Most people wait until their ears already hurt, which makes equalization harder because the pressure difference has already pushed the Eustachian tube closed. Start swallowing or chewing gum as soon as the plane begins its descent, well before you feel any discomfort. Flight attendants usually announce the start of descent about 20 to 30 minutes before landing. That announcement is your cue.

During climb, the pressure change is more gradual and your ears often equalize passively, sometimes without you noticing. Still, chewing gum or sipping water during takeoff is a good habit. The critical window is descent, especially the last few minutes before touchdown when the cabin pressure rises fastest.

Decongestants for Stuffy Noses

A cold, allergies, or a sinus infection can swell the tissue around the Eustachian tube opening, making it much harder to equalize. If you’re congested, a decongestant nasal spray containing oxymetazoline (sold as Afrin) or phenylephrine can shrink that swelling and restore your tube’s ability to open. Use the spray about 30 minutes before descent begins.

An oral decongestant like pseudoephedrine (Sudafed) also helps. A clinical trial found that taking 120 mg of pseudoephedrine at least 30 minutes before departure significantly reduced ear pain in adults who regularly experienced barotrauma while flying. Because oral decongestants take longer to kick in, take it before the flight rather than mid-air. Avoid using decongestant nasal sprays for more than three consecutive days, as they can cause rebound congestion that leaves you more stuffed up than before.

Do Pressure-Filtering Earplugs Work?

Several brands sell earplugs marketed specifically for flying, claiming they slow the rate of pressure change reaching your eardrum. The evidence is not encouraging. A controlled study comparing pressure-equalizing earplugs to placebo earplugs found no difference in middle ear pressure changes after descent from cruising altitude. Ears wearing the active earplugs actually scored worse on clinical examination than those wearing the placebo.
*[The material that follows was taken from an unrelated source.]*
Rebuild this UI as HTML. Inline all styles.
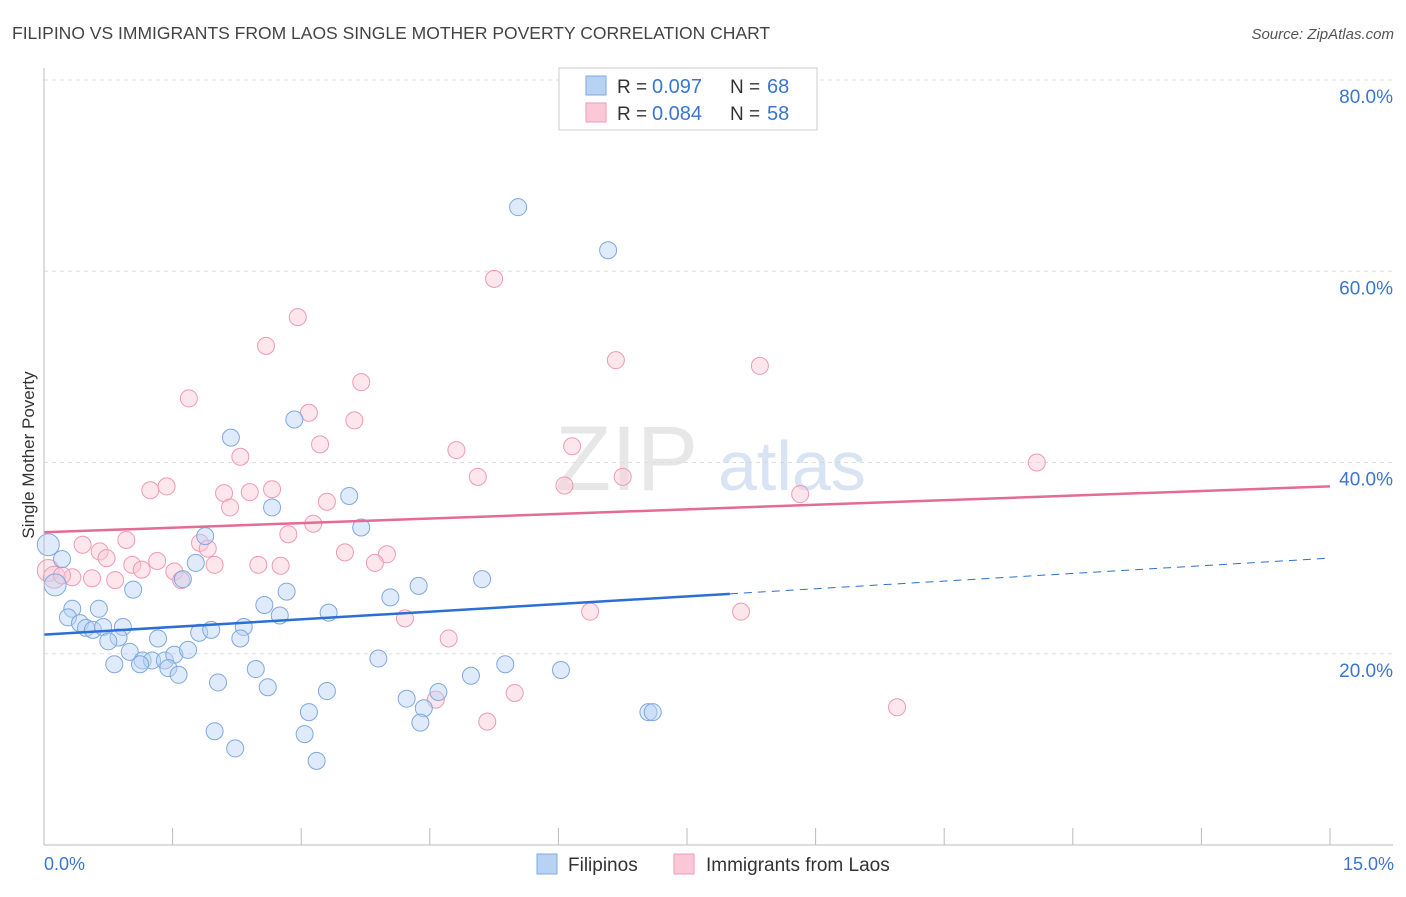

The earplugs did reduce noise, which some passengers appreciated, but they did not prevent barotrauma. Your money is better spent on a pack of gum.

Keeping Babies and Young Children Comfortable

Young children can’t follow instructions to swallow on command or perform a Valsalva maneuver, so you need to trigger swallowing for them. Breastfeeding or offering a bottle during takeoff and descent works well because sucking and swallowing happen continuously. A pacifier serves the same purpose if your child isn’t hungry. Keep the baby sitting upright while drinking from a bottle to avoid fluid backing up into the ear.

One important detail: try to keep your child awake during takeoff and landing. During sleep, we swallow far less often, so the pressure has more time to build without being equalized. If you know your child regularly gets ear pain on flights, giving a dose of children’s acetaminophen or ibuprofen about 30 minutes before takeoff or landing can take the edge off.

What to Do if the Pain Doesn’t Go Away

Mild ear fullness after a flight usually resolves within a few hours as your Eustachian tubes gradually equalize. If the discomfort lingers beyond that, or if you notice drainage or bleeding from the ear, fever, or severe pain, those are signs of possible barotrauma that needs medical attention. In most cases a doctor will find fluid or mild inflammation behind the eardrum that clears on its own, but persistent symptoms occasionally indicate a small tear in the eardrum or fluid buildup that benefits from treatment.